> _EXERCISE DIRECTIONS_:
Skip every image and restate the data word for word.

· · · · ·

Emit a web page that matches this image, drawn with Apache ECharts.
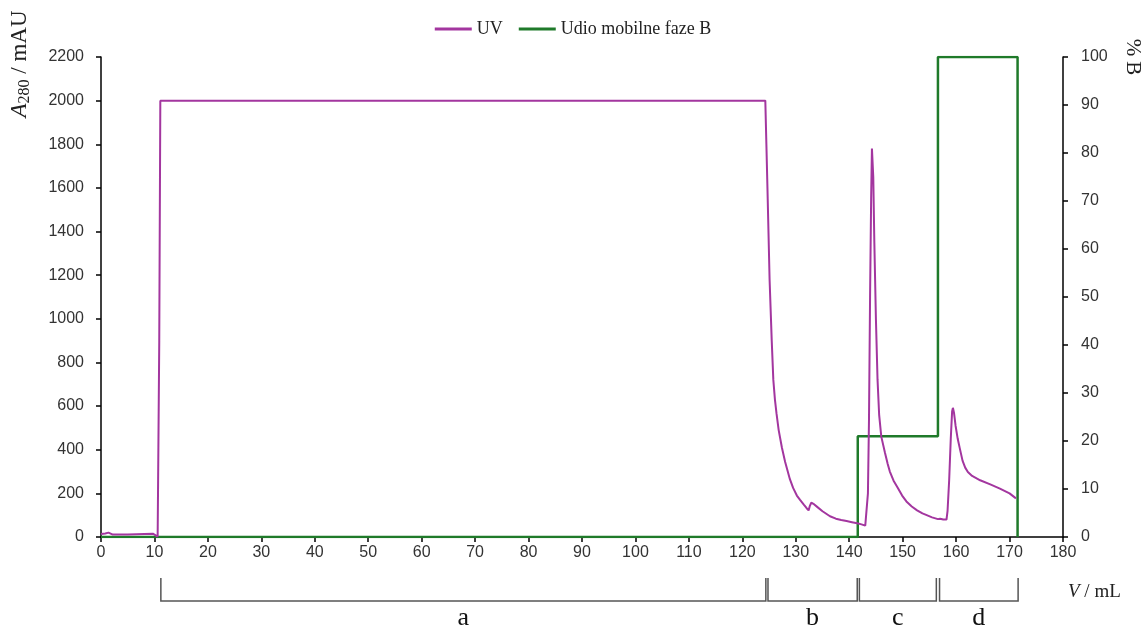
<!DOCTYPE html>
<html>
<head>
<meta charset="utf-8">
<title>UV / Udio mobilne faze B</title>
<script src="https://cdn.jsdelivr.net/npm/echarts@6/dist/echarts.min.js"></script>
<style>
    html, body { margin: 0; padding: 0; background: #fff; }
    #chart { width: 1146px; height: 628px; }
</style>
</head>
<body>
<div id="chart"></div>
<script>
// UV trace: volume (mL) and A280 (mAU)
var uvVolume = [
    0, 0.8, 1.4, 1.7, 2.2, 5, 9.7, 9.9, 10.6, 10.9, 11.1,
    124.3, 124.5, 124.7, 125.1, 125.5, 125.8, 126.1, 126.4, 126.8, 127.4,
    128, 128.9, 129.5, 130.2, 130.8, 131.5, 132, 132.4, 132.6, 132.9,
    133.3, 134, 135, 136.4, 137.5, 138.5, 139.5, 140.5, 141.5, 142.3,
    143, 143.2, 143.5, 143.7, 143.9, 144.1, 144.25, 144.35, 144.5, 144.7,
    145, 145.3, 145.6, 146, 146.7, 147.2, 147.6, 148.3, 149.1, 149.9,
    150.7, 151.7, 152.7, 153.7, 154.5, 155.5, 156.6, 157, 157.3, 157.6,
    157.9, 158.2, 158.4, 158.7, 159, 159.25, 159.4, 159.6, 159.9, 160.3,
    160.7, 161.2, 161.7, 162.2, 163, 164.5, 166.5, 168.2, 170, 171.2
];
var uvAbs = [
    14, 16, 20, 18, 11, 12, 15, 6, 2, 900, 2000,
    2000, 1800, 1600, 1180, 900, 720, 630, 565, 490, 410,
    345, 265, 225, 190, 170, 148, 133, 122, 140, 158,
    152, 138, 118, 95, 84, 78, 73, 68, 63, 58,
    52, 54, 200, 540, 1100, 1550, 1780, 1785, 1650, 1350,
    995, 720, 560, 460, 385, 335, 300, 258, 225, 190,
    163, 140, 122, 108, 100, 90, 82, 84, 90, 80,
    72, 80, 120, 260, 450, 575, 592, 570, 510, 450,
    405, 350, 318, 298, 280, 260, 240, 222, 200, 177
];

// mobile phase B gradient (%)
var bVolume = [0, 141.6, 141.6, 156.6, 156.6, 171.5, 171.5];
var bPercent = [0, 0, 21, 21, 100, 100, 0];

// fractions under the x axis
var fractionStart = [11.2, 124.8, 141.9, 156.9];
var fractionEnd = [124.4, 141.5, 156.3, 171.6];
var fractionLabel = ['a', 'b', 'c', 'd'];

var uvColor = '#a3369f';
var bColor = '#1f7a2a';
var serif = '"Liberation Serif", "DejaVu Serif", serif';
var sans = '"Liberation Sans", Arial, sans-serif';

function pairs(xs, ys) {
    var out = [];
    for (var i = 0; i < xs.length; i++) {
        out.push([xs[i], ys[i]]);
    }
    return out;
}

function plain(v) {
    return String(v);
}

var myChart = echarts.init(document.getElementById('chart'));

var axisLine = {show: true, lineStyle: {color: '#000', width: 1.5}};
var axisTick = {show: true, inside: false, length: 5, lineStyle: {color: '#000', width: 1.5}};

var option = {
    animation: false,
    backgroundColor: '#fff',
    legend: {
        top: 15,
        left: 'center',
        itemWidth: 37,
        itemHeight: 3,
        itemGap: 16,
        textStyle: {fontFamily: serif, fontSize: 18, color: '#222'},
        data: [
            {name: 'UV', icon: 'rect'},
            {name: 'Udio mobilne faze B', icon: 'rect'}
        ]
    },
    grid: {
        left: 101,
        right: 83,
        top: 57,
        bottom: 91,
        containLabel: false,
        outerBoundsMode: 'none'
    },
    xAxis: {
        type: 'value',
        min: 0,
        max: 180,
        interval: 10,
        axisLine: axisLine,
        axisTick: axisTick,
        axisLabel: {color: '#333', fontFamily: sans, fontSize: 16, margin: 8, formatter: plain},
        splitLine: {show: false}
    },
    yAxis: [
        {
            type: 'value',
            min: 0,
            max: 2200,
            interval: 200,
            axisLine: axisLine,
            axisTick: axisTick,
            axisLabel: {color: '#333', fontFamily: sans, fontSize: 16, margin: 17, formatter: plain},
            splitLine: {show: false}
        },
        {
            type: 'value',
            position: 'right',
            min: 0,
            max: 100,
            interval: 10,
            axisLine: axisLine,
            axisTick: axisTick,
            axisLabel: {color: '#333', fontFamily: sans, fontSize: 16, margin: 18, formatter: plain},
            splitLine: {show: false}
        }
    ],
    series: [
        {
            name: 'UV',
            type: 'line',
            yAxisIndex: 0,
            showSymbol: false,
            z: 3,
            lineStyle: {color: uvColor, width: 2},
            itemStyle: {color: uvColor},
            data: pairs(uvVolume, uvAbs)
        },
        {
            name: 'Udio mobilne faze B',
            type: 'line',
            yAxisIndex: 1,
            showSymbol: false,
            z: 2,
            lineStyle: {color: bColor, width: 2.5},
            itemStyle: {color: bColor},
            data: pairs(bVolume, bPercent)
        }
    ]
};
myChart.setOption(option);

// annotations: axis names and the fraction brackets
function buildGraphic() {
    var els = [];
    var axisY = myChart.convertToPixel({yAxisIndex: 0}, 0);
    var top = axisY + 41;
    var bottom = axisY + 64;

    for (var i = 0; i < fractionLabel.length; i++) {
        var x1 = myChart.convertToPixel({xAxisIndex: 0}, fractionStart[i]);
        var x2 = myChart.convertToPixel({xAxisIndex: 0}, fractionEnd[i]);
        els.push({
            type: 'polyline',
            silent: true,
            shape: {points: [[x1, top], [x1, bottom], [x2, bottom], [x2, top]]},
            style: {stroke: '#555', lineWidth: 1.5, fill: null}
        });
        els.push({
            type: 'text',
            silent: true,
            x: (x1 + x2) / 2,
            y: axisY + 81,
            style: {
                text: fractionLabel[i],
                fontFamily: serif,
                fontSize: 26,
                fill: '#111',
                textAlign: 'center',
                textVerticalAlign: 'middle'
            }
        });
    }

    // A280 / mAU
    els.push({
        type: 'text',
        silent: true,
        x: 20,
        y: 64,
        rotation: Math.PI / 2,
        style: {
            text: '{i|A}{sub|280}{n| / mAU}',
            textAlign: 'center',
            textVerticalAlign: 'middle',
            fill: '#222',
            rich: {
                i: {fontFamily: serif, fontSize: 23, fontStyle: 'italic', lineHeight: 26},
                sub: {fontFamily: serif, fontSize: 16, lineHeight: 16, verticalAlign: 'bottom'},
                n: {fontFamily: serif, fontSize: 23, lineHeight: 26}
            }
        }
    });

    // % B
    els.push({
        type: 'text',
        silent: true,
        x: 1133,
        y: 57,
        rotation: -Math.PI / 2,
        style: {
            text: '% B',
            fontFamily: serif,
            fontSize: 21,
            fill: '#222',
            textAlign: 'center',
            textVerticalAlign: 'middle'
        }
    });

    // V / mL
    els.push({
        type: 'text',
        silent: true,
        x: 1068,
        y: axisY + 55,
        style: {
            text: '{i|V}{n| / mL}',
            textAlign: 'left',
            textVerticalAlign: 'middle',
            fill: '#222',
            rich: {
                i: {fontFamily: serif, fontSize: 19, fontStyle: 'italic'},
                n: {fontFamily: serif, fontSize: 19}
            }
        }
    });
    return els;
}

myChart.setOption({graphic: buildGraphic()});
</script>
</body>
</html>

· · · · ·

> _ANSWER TO THE EXERCISE_:
Emit a web page that matches this image, drawn with Apache ECharts.
<!DOCTYPE html>
<html>
<head>
<meta charset="utf-8">
<title>UV / Udio mobilne faze B</title>
<script src="https://cdn.jsdelivr.net/npm/echarts@6/dist/echarts.min.js"></script>
<style>
    html, body { margin: 0; padding: 0; background: #fff; }
    #chart { width: 1146px; height: 628px; }
</style>
</head>
<body>
<div id="chart"></div>
<script>
// UV trace: volume (mL) and A280 (mAU)
var uvVolume = [
    0, 0.8, 1.4, 1.7, 2.2, 5, 9.7, 9.9, 10.6, 10.9, 11.1,
    124.3, 124.5, 124.7, 125.1, 125.5, 125.8, 126.1, 126.4, 126.8, 127.4,
    128, 128.9, 129.5, 130.2, 130.8, 131.5, 132, 132.4, 132.6, 132.9,
    133.3, 134, 135, 136.4, 137.5, 138.5, 139.5, 140.5, 141.5, 142.3,
    143, 143.2, 143.5, 143.7, 143.9, 144.1, 144.25, 144.35, 144.5, 144.7,
    145, 145.3, 145.6, 146, 146.7, 147.2, 147.6, 148.3, 149.1, 149.9,
    150.7, 151.7, 152.7, 153.7, 154.5, 155.5, 156.6, 157, 157.3, 157.6,
    157.9, 158.2, 158.4, 158.7, 159, 159.25, 159.4, 159.6, 159.9, 160.3,
    160.7, 161.2, 161.7, 162.2, 163, 164.5, 166.5, 168.2, 170, 171.2
];
var uvAbs = [
    14, 16, 20, 18, 11, 12, 15, 6, 2, 900, 2000,
    2000, 1800, 1600, 1180, 900, 720, 630, 565, 490, 410,
    345, 265, 225, 190, 170, 148, 133, 122, 140, 158,
    152, 138, 118, 95, 84, 78, 73, 68, 63, 58,
    52, 54, 200, 540, 1100, 1550, 1780, 1785, 1650, 1350,
    995, 720, 560, 460, 385, 335, 300, 258, 225, 190,
    163, 140, 122, 108, 100, 90, 82, 84, 90, 80,
    72, 80, 120, 260, 450, 575, 592, 570, 510, 450,
    405, 350, 318, 298, 280, 260, 240, 222, 200, 177
];

// mobile phase B gradient (%)
var bVolume = [0, 141.6, 141.6, 156.6, 156.6, 171.5, 171.5];
var bPercent = [0, 0, 21, 21, 100, 100, 0];

// fractions under the x axis
var fractionStart = [11.2, 124.8, 141.9, 156.9];
var fractionEnd = [124.4, 141.5, 156.3, 171.6];
var fractionLabel = ['a', 'b', 'c', 'd'];

var uvColor = '#a3369f';
var bColor = '#1f7a2a';
var serif = '"Liberation Serif", "DejaVu Serif", serif';
var sans = '"Liberation Sans", Arial, sans-serif';

function pairs(xs, ys) {
    var out = [];
    for (var i = 0; i < xs.length; i++) {
        out.push([xs[i], ys[i]]);
    }
    return out;
}

function plain(v) {
    return String(v);
}

var myChart = echarts.init(document.getElementById('chart'));

var axisLine = {show: true, lineStyle: {color: '#000', width: 1.5}};
var axisTick = {show: true, inside: false, length: 5, lineStyle: {color: '#000', width: 1.5}};

var option = {
    animation: false,
    backgroundColor: '#fff',
    legend: {
        top: 15,
        left: 'center',
        itemWidth: 37,
        itemHeight: 3,
        itemGap: 16,
        textStyle: {fontFamily: serif, fontSize: 18, color: '#222'},
        data: [
            {name: 'UV', icon: 'rect'},
            {name: 'Udio mobilne faze B', icon: 'rect'}
        ]
    },
    grid: {
        left: 101,
        right: 83,
        top: 57,
        bottom: 91,
        containLabel: false,
        outerBoundsMode: 'none'
    },
    xAxis: {
        type: 'value',
        min: 0,
        max: 180,
        interval: 10,
        axisLine: axisLine,
        axisTick: axisTick,
        axisLabel: {color: '#333', fontFamily: sans, fontSize: 16, margin: 8, formatter: plain},
        splitLine: {show: false}
    },
    yAxis: [
        {
            type: 'value',
            min: 0,
            max: 2200,
            interval: 200,
            axisLine: axisLine,
            axisTick: axisTick,
            axisLabel: {color: '#333', fontFamily: sans, fontSize: 16, margin: 17, formatter: plain},
            splitLine: {show: false}
        },
        {
            type: 'value',
            position: 'right',
            min: 0,
            max: 100,
            interval: 10,
            axisLine: axisLine,
            axisTick: axisTick,
            axisLabel: {color: '#333', fontFamily: sans, fontSize: 16, margin: 18, formatter: plain},
            splitLine: {show: false}
        }
    ],
    series: [
        {
            name: 'UV',
            type: 'line',
            yAxisIndex: 0,
            showSymbol: false,
            z: 3,
            lineStyle: {color: uvColor, width: 2},
            itemStyle: {color: uvColor},
            data: pairs(uvVolume, uvAbs)
        },
        {
            name: 'Udio mobilne faze B',
            type: 'line',
            yAxisIndex: 1,
            showSymbol: false,
            z: 2,
            lineStyle: {color: bColor, width: 2.5},
            itemStyle: {color: bColor},
            data: pairs(bVolume, bPercent)
        }
    ]
};
myChart.setOption(option);

// annotations: axis names and the fraction brackets
function buildGraphic() {
    var els = [];
    var axisY = myChart.convertToPixel({yAxisIndex: 0}, 0);
    var top = axisY + 41;
    var bottom = axisY + 64;

    for (var i = 0; i < fractionLabel.length; i++) {
        var x1 = myChart.convertToPixel({xAxisIndex: 0}, fractionStart[i]);
        var x2 = myChart.convertToPixel({xAxisIndex: 0}, fractionEnd[i]);
        els.push({
            type: 'polyline',
            silent: true,
            shape: {points: [[x1, top], [x1, bottom], [x2, bottom], [x2, top]]},
            style: {stroke: '#555', lineWidth: 1.5, fill: null}
        });
        els.push({
            type: 'text',
            silent: true,
            x: (x1 + x2) / 2,
            y: axisY + 81,
            style: {
                text: fractionLabel[i],
                fontFamily: serif,
                fontSize: 26,
                fill: '#111',
                textAlign: 'center',
                textVerticalAlign: 'middle'
            }
        });
    }

    // A280 / mAU
    els.push({
        type: 'text',
        silent: true,
        x: 20,
        y: 64,
        rotation: Math.PI / 2,
        style: {
            text: '{i|A}{sub|280}{n| / mAU}',
            textAlign: 'center',
            textVerticalAlign: 'middle',
            fill: '#222',
            rich: {
                i: {fontFamily: serif, fontSize: 23, fontStyle: 'italic', lineHeight: 26},
                sub: {fontFamily: serif, fontSize: 16, lineHeight: 16, verticalAlign: 'bottom'},
                n: {fontFamily: serif, fontSize: 23, lineHeight: 26}
            }
        }
    });

    // % B
    els.push({
        type: 'text',
        silent: true,
        x: 1133,
        y: 57,
        rotation: -Math.PI / 2,
        style: {
            text: '% B',
            fontFamily: serif,
            fontSize: 21,
            fill: '#222',
            textAlign: 'center',
            textVerticalAlign: 'middle'
        }
    });

    // V / mL
    els.push({
        type: 'text',
        silent: true,
        x: 1068,
        y: axisY + 55,
        style: {
            text: '{i|V}{n| / mL}',
            textAlign: 'left',
            textVerticalAlign: 'middle',
            fill: '#222',
            rich: {
                i: {fontFamily: serif, fontSize: 19, fontStyle: 'italic'},
                n: {fontFamily: serif, fontSize: 19}
            }
        }
    });
    return els;
}

myChart.setOption({graphic: buildGraphic()});
</script>
</body>
</html>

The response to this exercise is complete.